Reed joined the 7th Cavalry Regiment shortly after the start of the Great Sioux War of 1876–77 in the Montana Territory, part of the larger American Indian Wars. While Reed was never officially enlisted as a soldier, he volunteered his services as such for the Battle of the Little Bighorn on June 25, 1876. Under normal circumstances, this would have been prohibited, but since he was part of the "Custer Clan" with his three uncles, he was granted permission by them to participate in the battle. The regiment's orderly, John Burkman, argued for Reed to stay back with the herding train where he belonged.
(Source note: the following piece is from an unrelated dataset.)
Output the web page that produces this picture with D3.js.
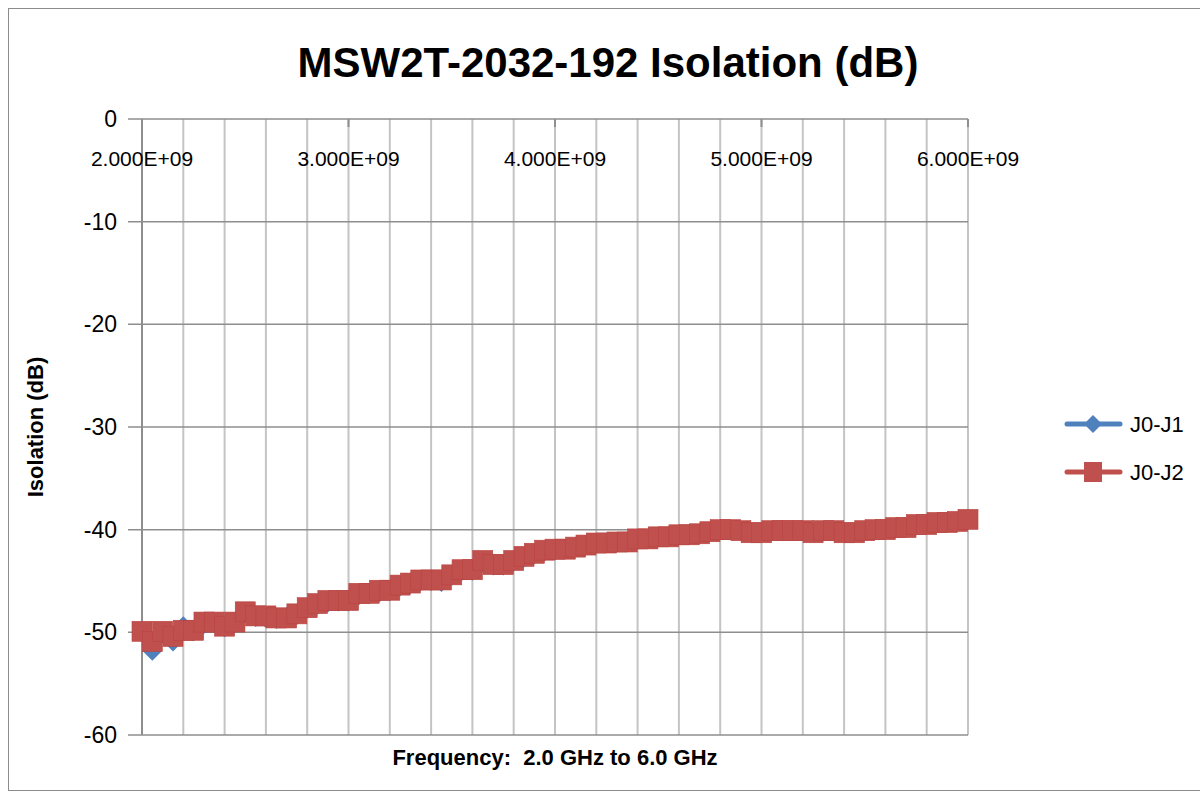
<!DOCTYPE html>
<html>
<head>
<meta charset="utf-8">
<script src="https://cdn.jsdelivr.net/npm/d3@7"></script>
<style>
  body { margin: 0; background: #fff; }
  svg { display: block; font-family: "Liberation Sans", Arial, sans-serif; }
  text { white-space: pre; }
</style>
</head>
<body>
<svg id="chart"></svg>
<script>
let width = 1200, height = 797;

// sweep points, GHz
const freqGHz = [2.00,2.05,2.10,2.15,2.20,2.25,2.30,2.35,2.40,2.45,
  2.50,2.55,2.60,2.65,2.70,2.75,2.80,2.85,2.90,2.95,
  3.00,3.05,3.10,3.15,3.20,3.25,3.30,3.35,3.40,3.45,
  3.50,3.55,3.60,3.65,3.70,3.75,3.80,3.85,3.90,3.95,
  4.00,4.05,4.10,4.15,4.20,4.25,4.30,4.35,4.40,4.45,
  4.50,4.55,4.60,4.65,4.70,4.75,4.80,4.85,4.90,4.95,
  5.00,5.05,5.10,5.15,5.20,5.25,5.30,5.35,5.40,5.45,
  5.50,5.55,5.60,5.65,5.70,5.75,5.80,5.85,5.90,5.95,6.00];

const j0j1 = [-50.0,-51.8,-50.1,-50.9,-49.4,-49.9,-49.2,-49.1,-49.5,-49.1,
  -48.1,-48.5,-48.6,-48.7,-48.5,-48.3,-47.7,-47.3,-47.1,-47.0,
  -47.0,-46.4,-46.3,-46.1,-46.0,-45.5,-45.3,-45.0,-45.0,-45.1,
  -44.5,-44.0,-44.0,-43.2,-43.5,-43.5,-43.1,-42.7,-42.4,-42.1,
  -42.0,-41.9,-41.7,-41.5,-41.3,-41.3,-41.2,-41.2,-40.9,-40.9,
  -40.7,-40.7,-40.5,-40.5,-40.4,-40.2,-40.0,-40.0,-40.1,-40.3,
  -40.3,-40.1,-40.1,-40.1,-40.1,-40.3,-40.1,-40.1,-40.3,-40.3,
  -40.1,-40.0,-40.0,-39.8,-39.8,-39.5,-39.5,-39.3,-39.3,-39.2,-39.0];

const j0j2 = [-49.9,-50.9,-49.9,-50.4,-49.8,-49.8,-49.0,-49.0,-49.4,-49.0,
  -48.0,-48.4,-48.4,-48.6,-48.6,-48.2,-47.6,-47.2,-46.9,-46.9,
  -46.9,-46.2,-46.2,-45.9,-45.9,-45.4,-45.2,-44.9,-44.9,-44.9,
  -44.4,-43.9,-43.9,-43.0,-43.4,-43.4,-43.0,-42.6,-42.3,-42.0,
  -41.9,-41.9,-41.7,-41.5,-41.3,-41.3,-41.2,-41.2,-40.9,-40.9,
  -40.7,-40.7,-40.5,-40.5,-40.4,-40.2,-40.0,-40.0,-40.1,-40.3,
  -40.3,-40.1,-40.1,-40.1,-40.1,-40.3,-40.1,-40.1,-40.3,-40.3,
  -40.1,-40.0,-40.0,-39.8,-39.8,-39.5,-39.5,-39.3,-39.3,-39.2,-39.0];

const xTicks = [2e9, 3e9, 4e9, 5e9, 6e9];
const yTicks = [0, -10, -20, -30, -40, -50, -60];
const seriesNames = ["J0-J1", "J0-J2"];
const seriesColors = ["#4F81BD", "#C0504D"];

let svg = d3.select("#chart").attr("width", width).attr("height", height);

// chart area border
svg.append("rect")
  .attr("x", 8.5).attr("y", 8.5)
  .attr("width", 1300).attr("height", 782)
  .attr("fill", "#fff").attr("stroke", "#8c8c8c").attr("stroke-width", 1);

let x = d3.scaleLinear().domain([2e9, 6e9]).range([142, 968]);
let y = d3.scaleLinear().domain([-60, 0]).range([735, 119]);

function fmtE(v) {
  const parts = v.toExponential(3).split("e");
  const sign = parts[1][0];
  return parts[0] + "E" + sign + parts[1].slice(1).padStart(2, "0");
}

// minor vertical gridlines every 0.2 GHz
const minorX = d3.range(0, 21).map(i => 2e9 + i * 2e8);
svg.append("g").selectAll("line")
  .data(minorX)
  .join("line")
  .attr("x1", d => x(d)).attr("x2", d => x(d))
  .attr("y1", y(0)).attr("y2", y(-60))
  .attr("stroke", "#c4c4c4").attr("stroke-width", 2);

// horizontal gridlines
svg.append("g").selectAll("line")
  .data(yTicks)
  .join("line")
  .attr("x1", x(2e9) - 14).attr("x2", x(6e9))
  .attr("y1", d => y(d)).attr("y2", d => y(d))
  .attr("stroke", "#8e8e8e").attr("stroke-width", 1.5);

// y axis line
svg.append("line")
  .attr("x1", x(2e9)).attr("x2", x(2e9))
  .attr("y1", y(0)).attr("y2", y(-60))
  .attr("stroke", "#8e8e8e").attr("stroke-width", 2);

// x axis ticks at top
svg.append("g").selectAll("line")
  .data(xTicks)
  .join("line")
  .attr("x1", d => x(d)).attr("x2", d => x(d))
  .attr("y1", y(0)).attr("y2", y(0) + 8)
  .attr("stroke", "#8e8e8e").attr("stroke-width", 2);

// y tick labels
svg.append("g").selectAll("text")
  .data(yTicks)
  .join("text")
  .attr("x", 117).attr("y", d => y(d) + 8)
  .attr("text-anchor", "end")
  .attr("font-size", 23)
  .attr("fill", "#000")
  .text(d => d3.format("d")(d).replace("\u2212", "-"));

// x tick labels
svg.append("g").selectAll("text")
  .data(xTicks)
  .join("text")
  .attr("x", d => x(d)).attr("y", 166)
  .attr("text-anchor", "middle")
  .attr("font-size", 21)
  .attr("fill", "#000")
  .text(d => fmtE(d));

// series
const allSeries = [j0j1, j0j2];
let line = d3.line()
  .x((d, i) => x(freqGHz[i] * 1e9))
  .y(d => y(d));

allSeries.forEach((vals, s) => {
  let g = svg.append("g");
  g.append("path")
    .datum(vals)
    .attr("d", line)
    .attr("fill", "none")
    .attr("stroke", seriesColors[s])
    .attr("stroke-width", 5)
    .attr("stroke-linejoin", "round");
  if (s === 0) {
    g.selectAll("path.mk")
      .data(vals)
      .join("path")
      .attr("class", "mk")
      .attr("transform", (d, i) => `translate(${x(freqGHz[i] * 1e9)},${y(d)})`)
      .attr("d", "M0,-10L10,0L0,10L-10,0Z")
      .attr("fill", seriesColors[s]);
  } else {
    g.selectAll("rect")
      .data(vals)
      .join("rect")
      .attr("x", (d, i) => x(freqGHz[i] * 1e9) - 10)
      .attr("y", d => y(d) - 10)
      .attr("width", 20).attr("height", 20)
      .attr("fill", seriesColors[s])
      .attr("stroke", "#b9433f").attr("stroke-width", 0.6);
  }
});

// legend
const legendY = [424, 472];
seriesNames.forEach((name, s) => {
  let g = svg.append("g");
  g.append("line")
    .attr("x1", 1067).attr("x2", 1120)
    .attr("y1", legendY[s]).attr("y2", legendY[s])
    .attr("stroke", seriesColors[s]).attr("stroke-width", 5)
    .attr("stroke-linecap", "round");
  if (s === 0) {
    g.append("path")
      .attr("transform", `translate(1093,${legendY[s]})`)
      .attr("d", "M0,-9L9,0L0,9L-9,0Z")
      .attr("fill", seriesColors[s]);
  } else {
    g.append("rect")
      .attr("x", 1084).attr("y", legendY[s] - 10)
      .attr("width", 18).attr("height", 20)
      .attr("fill", seriesColors[s]);
  }
  g.append("text")
    .attr("x", 1130).attr("y", legendY[s] + 8)
    .attr("font-size", 22)
    .text(name);
});

// titles
svg.append("text")
  .attr("x", 608).attr("y", 77)
  .attr("text-anchor", "middle")
  .attr("font-size", 42).attr("font-weight", "bold")
  .text("MSW2T-2032-192 Isolation (dB)");

svg.append("text")
  .attr("transform", "translate(43,427) rotate(-90)")
  .attr("text-anchor", "middle")
  .attr("font-size", 22).attr("font-weight", "bold")
  .text("Isolation (dB)");

svg.append("text")
  .attr("x", 555).attr("y", 765)
  .attr("text-anchor", "middle")
  .attr("font-size", 22).attr("font-weight", "bold")
  .text("Frequency:  2.0 GHz to 6.0 GHz");
</script>
</body>
</html>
Burkman himself was ordered to stay behind, and Reed taunted him by saying, "You're mad because you can't go along", before riding off on his horse for combat.

==Death==
The Battle of the Little Bighorn proved a disastrous defeat for the 7th Cavalry Regiment. Reed was killed, as were all three of his uncles who fought in that battle— George, Boston, and Thomas— and Reed's uncle-in-law James Calhoun. Reed was killed atop Last Stand Hill; his head was scalped and body was mutilated by the victorious Indian forces, as were the majority of those killed in the battle. A marble marker was erected at the exact site where his body was recovered several days later.

He was originally buried on the battlefield, but a year later, his body was exhumed and interred at the Woodland Cemetery in his hometown of Monroe, Michigan, while the marble marker remains in its location in the present-day Little Bighorn Battlefield National Monument. His removed scalp was previously on display at the Museum of World Treasures in Wichita, Kansas.